Totschlag mit 15, gehenkt mit 18 Jahren

Im Iran werden immer mehr junge Männer hingerichtet, die zur Tatzeit minderjährig waren. Dies verstößt gegen internationale Konventionen, die die Regierung in Teheran unterzeichnet hat. Das Europaparlament hat diese Praxis scharf kritisiert

VON BAHMAN NIRUMAND

Im Iran steigt die Zahl von jungen Männern, die hingerichtet werden, weil sie als Jugendliche Straftaten begangen haben. Jüngster Fall war der 19-jährige Häftling Behnam Zare, der diese Woche in der Nähe der südiranischen Stadt Schiraz erhängt wurde. Er hatte vor vier Jahren im Streit einem Spielgefährten unbeabsichtigt mit einer Keule einen Schlag versetzt, der zum Tod des Gleichaltrigen führte. Danach wurde Behnam, der damals die erste Klasse der Oberschule besuchte, ins Gefängnis gesteckt.

Ein Gericht verurteilte den 15-Jährigen wegen vorsätzlichen Mordes zum Tode durch den Strang. Selbst wenn der Täter keinen Mord beabsichtigt habe, hätte er wissen müssen, dass ein Keulenschlag tödlich sein könne, begründete das Gericht die Höchststrafe.

Das Urteil konnte nicht vollstreckt werden, weil der Verurteilte noch minderjährig war. Ohne seine Eltern oder seinen Anwalt zu benachrichtigen, wurde Behnam Dienstag am frühen Morgen erhängt. Sein Anwalt, Mohammad Mostafai, erklärte, die Entscheidung habe ihn schockiert. Bei seinem letzten Besuch im Gefängnis habe ihn der junge Mann „mit unschuldigen, tränenvollen Augen“ angeschaut und gesagt, er könne sich nicht vorstellen, dass er den Spielkameraden tatsächlich getötet haben soll, sagte der Anwalt.

Ein Kind, für welches Verbrechen auch immer, zum Tode zu verurteilen, ist mittelalterliche Barbarei. Ihn auch noch so lange im Gefängnis zu behalten, bis er das erlaubte Mindestalter erreicht hat, um gehenkt zu werden, kann nur noch als sadistisch bezeichnet werden.

Behnam war nicht der erste junge Mann, der der Brutalität der iranischen Justiz zum Opfer fiel. Wie die Tageszeitung Etemad berichtete, wurde eine Woche zuvor der 20-jährige Reza Hejazi, der als Minderjähriger einen Mord begangen hatte, im Gefängnis von Isfahan erhängt. Er hatte als 15-Jähriger bei einer Prügelei einen anderen Jugendlichen erstochen.

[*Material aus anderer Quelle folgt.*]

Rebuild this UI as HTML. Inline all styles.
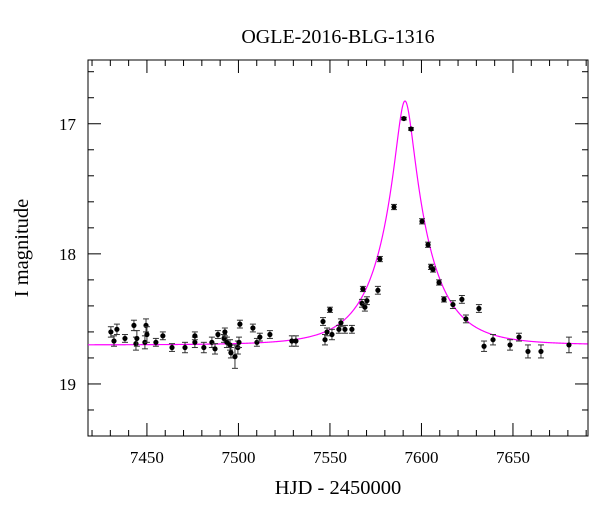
<!DOCTYPE html>
<html><head><meta charset="utf-8"><style>
body{margin:0;background:#fff}
svg text{font-family:"Liberation Serif",serif;fill:#000}
</style></head><body>
<svg id="chart" width="600" height="512" xmlns="http://www.w3.org/2000/svg">
<text x="338" y="43" font-size="20" text-anchor="middle">OGLE-2016-BLG-1316</text>
<text x="338" y="494" font-size="20.5" text-anchor="middle">HJD - 2450000</text>
<text x="0" y="0" font-size="20.5" text-anchor="middle" transform="translate(28,248) rotate(-90)">I magnitude</text>
<g id="axes"></g><g id="model"></g><g id="points"></g>
</svg>
<script>
const days=[7430.3,7432.0,7433.6,7438.0,7442.9,7444.0,7444.5,7448.9,7449.5,7450.0,7454.9,7458.7,7463.7,7470.8,7476.2,7476.2,7481.1,7485.5,7487.2,7488.8,7492.1,7492.6,7493.7,7495.4,7495.9,7498.1,7499.7,7500.3,7500.8,7507.9,7510.1,7511.7,7517.2,7529.2,7531.4,7546.2,7547.3,7548.4,7550.0,7551.1,7554.9,7556.0,7558.2,7562.0,7567.5,7568.0,7569.1,7570.2,7576.2,7577.3,7585.0,7590.4,7594.3,7600.3,7603.6,7605.2,7606.3,7609.6,7612.3,7617.2,7622.1,7624.3,7631.4,7634.2,7639.1,7648.4,7653.3,7658.2,7665.3,7680.6];
const mags=[18.60,18.67,18.58,18.65,18.55,18.69,18.65,18.68,18.55,18.62,18.68,18.63,18.72,18.72,18.68,18.63,18.72,18.68,18.73,18.62,18.65,18.60,18.68,18.70,18.76,18.79,18.72,18.68,18.54,18.57,18.68,18.64,18.62,18.67,18.67,18.52,18.66,18.60,18.43,18.62,18.58,18.53,18.58,18.58,18.38,18.27,18.41,18.36,18.28,18.04,17.64,16.96,17.04,17.75,17.93,18.10,18.12,18.22,18.35,18.39,18.35,18.50,18.42,18.71,18.66,18.70,18.64,18.75,18.75,18.70];
const errs=[0.04,0.04,0.04,0.03,0.04,0.05,0.06,0.05,0.05,0.06,0.03,0.03,0.03,0.04,0.04,0.03,0.04,0.04,0.04,0.03,0.03,0.03,0.04,0.04,0.04,0.09,0.05,0.04,0.03,0.03,0.03,0.03,0.03,0.04,0.04,0.03,0.04,0.03,0.02,0.04,0.03,0.03,0.03,0.03,0.03,0.02,0.03,0.03,0.03,0.02,0.02,0.01,0.01,0.02,0.02,0.02,0.02,0.02,0.02,0.03,0.03,0.03,0.03,0.04,0.04,0.04,0.03,0.05,0.05,0.06];
const xTicks=[7450,7500,7550,7600,7650];
const yTicks=[17,18,19];
const modelT0=7591, modelTE=26, modelU0=0.18, modelBase=18.70;
const L=88,R=588,T=60,B=436,X0=7417.8,X1=7691,Y0=16.51,Y1=19.4;
const sx=d=>L+(d-X0)/(X1-X0)*(R-L);
const sy=m=>T+(m-Y0)/(Y1-Y0)*(B-T);
const NS="http://www.w3.org/2000/svg";
function mk(tag,attrs,parent){const e=document.createElementNS(NS,tag);for(const k in attrs)e.setAttribute(k,attrs[k]);parent.appendChild(e);return e;}
const ax=document.getElementById('axes');
const frame=mk('rect',{x:L,y:T,width:R-L,height:B-T,fill:'none',stroke:'#000','stroke-width':1},ax);


for(let d=7420;d<=7690;d+=10){const x=sx(d);const maj=d%50===0;const l=maj?13:6;
 const t1=mk('line',{x1:x,x2:x,y1:B,y2:B-l,stroke:'#000'},ax);
 
 
 const t2=mk('line',{x1:x,x2:x,y1:T,y2:T+l,stroke:'#000'},ax);
 
 }
xTicks.forEach(d=>{const t=mk('text',{x:sx(d),y:B+27,'font-size':17,'text-anchor':'middle'},ax);t.textContent=d;
 
 });
for(let m=16.6;m<19.4;m+=0.2){const y=sy(m);const maj=Math.abs(m-Math.round(m))<0.01;const l=maj?13:6;
 const t1=mk('line',{x1:L,x2:L+l,y1:y,y2:y,stroke:'#000'},ax);
 
 
 const t2=mk('line',{x1:R,x2:R-l,y1:y,y2:y,stroke:'#000'},ax);
 
 }
yTicks.forEach(m=>{const t=mk('text',{x:L-12,y:sy(m)+6,'font-size':17,'text-anchor':'end'},ax);t.textContent=m;
 
 });
let pts=[];for(let d=X0;d<=X1;d+=0.25){const tau=(d-modelT0)/modelTE;const u=Math.sqrt(modelU0*modelU0+tau*tau);
 const A=(u*u+2)/(u*Math.sqrt(u*u+4));pts.push(sx(d).toFixed(2)+','+sy(modelBase-2.5*Math.log10(A)).toFixed(2));}
const ml=mk('polyline',{points:pts.join(' '),fill:'none',stroke:'#ff00ff','stroke-width':1.2},document.getElementById('model'));


const pg=document.getElementById('points');
days.forEach((d,i)=>{const x=sx(d),y=sy(mags[i]),e=errs[i]*(B-T)/(Y1-Y0);
 const g=mk('g',{},pg);
 
 
 mk('line',{x1:x,x2:x,y1:y-e,y2:y+e,stroke:'#333','stroke-width':1},g);
 mk('line',{x1:x-3,x2:x+3,y1:y-e,y2:y-e,stroke:'#333','stroke-width':1},g);
 mk('line',{x1:x-3,x2:x+3,y1:y+e,y2:y+e,stroke:'#333','stroke-width':1},g);
 mk('circle',{cx:x,cy:y,r:2.6,fill:'#000'},g);});
</script>
</body></html>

Dem Bericht zufolge hatte Hejazis Anwalt um einen Aufschub gebeten, um durch eine finanzielle Einigung mit der Familie des Mordopfers die Hinrichtung zu verhindern. Die Behörden hätten dem Antrag zugestimmt. Doch vier Stunden später, nachdem der Anwalt das Gefängnis verlassen habe, sei der Verurteilte erhängt worden.

Einen Tag vor der Hinrichtung Hedjazis waren Todesurteile gegen weitere zwei Männer bekannt geworden, die zur Zeit der Tat minderjährig waren. Behnam Zare ist bislang der sechste Jugendliche, der in diesem Jahr hingerichtet wurde. Nach Angaben von Menschenrechtsorganisationen befürchten zurzeit 132 Jugendliche in iranischen Gefängnissen, demnächst getötet zu werden.

Iran hat 1976 den UN-Zivilpakt und 1994 die Kinderrechtskonvention unterzeichnet und sich damit verpflichtet, keinen zum Tatzeitpunkt Minderjährigen hinzurichten. Das Europaparlament hatte im Juni die Hinrichtung Minderjähriger im Iran in einer Entschließung scharf verurteilt. Die Abgeordneten wiesen auch auf Berichte hin, nach denen mehr als hundert Häftlinge mit der Hinrichtung für Vergehen rechnen müssen, die sie als Minderjährige begangen haben.